Уна думала, что они смогут укрыться в сельской, малонаселенной местности. Но уже через неделю считала себя набитой дурой. Им нужны были толпы людей, в которых можно раствориться, скрывая место, где могут находиться их родители. Вот почему они стали держаться больших и малых городов, где все было дороже, их бросало то на юг, то на запад, и нигде они не задерживались больше, чем на неделю. У них даже появилась мысль перебраться в Испанию, и дальше — через Гадезийский туннель и римскую Африку, прочь из империи. Но вряд ли бы им удалось оплатить такое путешествие, не говоря уже о том, что трудно было представить — каково это, оказаться вдали от мест, которые они более или менее знали.

Уна охраняла Сулиена, мрачно скрывала его в неприбранных, замусоренных комнатах постоялых дворов. Сулиен устало смирился с тем, что сестра никуда не позволяет ему выходить без присмотра. Он клялся себе, что в конце концов все минует и люди забудут о нем, разве нет? Рано или поздно они перестанут без конца переезжать с места на место, он подыщет себе какую-нибудь работу. Кроме врачевания. Если он чудесным образом кого-нибудь излечит, то шумиха вокруг него скоро сравнится с той, что поднялась вокруг преступников, бежавших с парома на Темзе. Так что частично он об этом позабыл. Он не задавался вопросом, надеется ли на продолжение медицинской карьеры. Все как-нибудь да образуется (он старался не замечать легкого, беспочвенного чувства неуверенности, которое охватывало его, когда он твердил себе это). Хотя временами он ощущал, даже больше, чем когда он жил у Катавиния, что делать какую-то другую работу более или менее продолжительное время для него невозможно, что он просто не выдержит, что он вообще не понимает, как живут люди, не занимающиеся медициной или чем-то в этом роде.

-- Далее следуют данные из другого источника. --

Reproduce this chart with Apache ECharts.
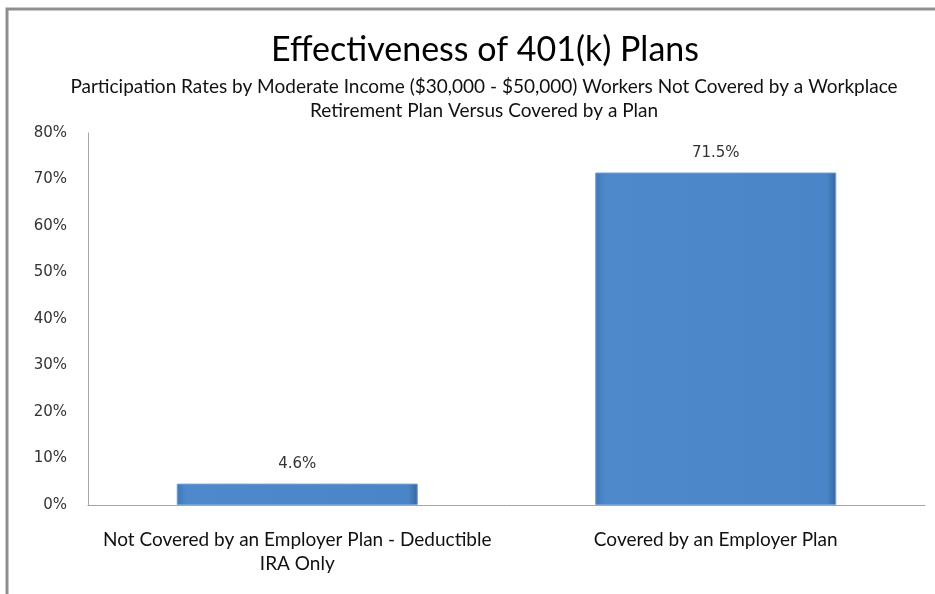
<!DOCTYPE html>
<html>
<head>
<meta charset="utf-8">
<script src="https://cdn.jsdelivr.net/npm/echarts@6/dist/echarts.min.js"></script>
<style>
  html, body { margin: 0; padding: 0; background: #fff; }
  #chart { width: 935px; height: 594px; }
</style>
</head>
<body>
<div id="chart"></div>
<script>
const categories = ['Not Covered by an Employer Plan - Deductible\nIRA Only', 'Covered by an Employer Plan']
const rates = [4.6, 71.5]
const yTicks = { min: 0, max: 80, interval: 10 }

const chart = echarts.init(document.getElementById('chart'), null, { renderer: 'canvas' })

// bevel-ish blue like the office chart
const barFill = new echarts.graphic.LinearGradient(0, 0, 1, 0, [
    { offset: 0, color: '#3f77b8' },
    { offset: 0.04, color: '#4e89cc' },
    { offset: 0.96, color: '#4a85c8' },
    { offset: 1, color: '#35679f' }
])

const option = {
    animation: false,
    textStyle: {
        fontFamily: 'Lato, sans-serif'
    },
    title: [{
        text: 'Effectiveness of 401(k) Plans',
        left: 480,
        top: 28,
        textAlign: 'center',
        textStyle: {
            fontFamily: 'Lato',
            fontSize: 34,
            fontWeight: 'normal',
            color: '#000'
        }
    }, {
        text: 'Participation Rates by Moderate Income ($30,000 - $50,000) Workers Not Covered by a Workplace\nRetirement Plan Versus Covered by a Plan',
        left: 479,
        top: 70,
        textAlign: 'center',
        textStyle: {
            fontFamily: 'Lato',
            fontSize: 19,
            fontWeight: 'normal',
            lineHeight: 24,
            color: '#111'
        }
    }],
    grid: {
        left: 88,
        right: 10,
        top: 133,
        bottom: 89,
        containLabel: false
    },
    xAxis: {
        type: 'category',
        data: categories,
        axisLine: { lineStyle: { color: '#a6a6a6', width: 1 } },
        axisTick: { show: false },
        axisLabel: {
            interval: 0,
            margin: 23,
            fontSize: 19,
            lineHeight: 24,
            color: '#111',
            fontFamily: 'Lato'
        }
    },
    yAxis: {
        type: 'value',
        min: yTicks.min,
        max: yTicks.max,
        interval: yTicks.interval,
        axisLine: { show: true, lineStyle: { color: '#a6a6a6', width: 1 } },
        axisTick: { show: false },
        splitLine: { show: false },
        axisLabel: {
            formatter: '{value}%',
            margin: 21,
            fontSize: 15,
            color: '#333',
            fontFamily: 'DejaVu Sans'
        }
    },
    series: [{
        type: 'bar',
        data: rates,
        barWidth: '57.6%',
        itemStyle: {
            color: barFill,
            borderColor: '#6f9fd6',
            borderWidth: 1
        },
        label: {
            show: true,
            position: 'top',
            distance: 12,
            formatter: function (p) {
                return p.value.toFixed(1) + '%'
            },
            fontSize: 15,
            color: '#333',
            fontFamily: 'DejaVu Sans'
        }
    }],
    graphic: [{
        type: 'rect',
        shape: { x: 7, y: 9, width: 960, height: 620 },
        style: { fill: 'none', stroke: '#8f8f8f', lineWidth: 3 },
        silent: true
    }]
}

chart.setOption(option)
</script>
</body>
</html>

Почти все время он попросту боялся или скучал.

По какой-то непонятной причине он долгое время не понимал, почему Уна так толком и не рассказала ему, чем занималась все те годы, что они прожили врозь. Вместо этого она говорила о далеких временах в доме отца, а затем Руфия. Она помнила время, когда Сулиен столкнул ее с лестницы, лучше, чем он, и пыталась заставить его вспомнить кое-что: так, например, она могла подробно описать их дом и столовую Руфия, комнату за комнатой, так, что расположение лестничных площадок и пятен краски нервной дрожью отзывалось в сознании Сулиена, ярко, но болезненно, потому что он все еще не мог понять, подлинные ли это воспоминания или плоды его фантазии. Уна рассказала ему и про то, как он явно пытался сбежать из харчевни, когда ему было девять. Сама она отказалась бежать с ним, поскольку была уверена, что ничего не получится, а наказание будет жестоким, и так ему и сказала, причем настолько снисходительно, что он взбунтовался и решил бежать в одиночку. Он ушел дальше, чем ожидал, согласилась Уна, бродя по Лондону, пока в ту же ночь его не подобрали патрульные.

— Несколько дней тебе почти ничего не давали есть, и он бил тебя… неужели ты действительно не помнишь? — недоверчиво воскликнула она, но Сулиен только изумленно уставился на нее ничего не выражающим взглядом: он не помнил. Обо всем, что случилось с ней после, Уна безмятежно сказала:

— Пришлось какое-то время переезжать с места на место, сам понимаешь. Теперь это не важно.

Она не могла объяснить, что все это время единственным, что по-настоящему происходило с ней, было медленное накопление денег и подробностей. И все это время она оттачивала в себе сознание, что однажды она сможет с легкостью отринуть все. Она понимала, что неспособна на такие непостижимые провалы в памяти, неспособна забыть Сулиена, но она была верна своему прошлому, и было бы вероотступничеством, если бы с этим — она даже не хотела давать название тому ужасному времени — не было однажды покончено раз и навсегда.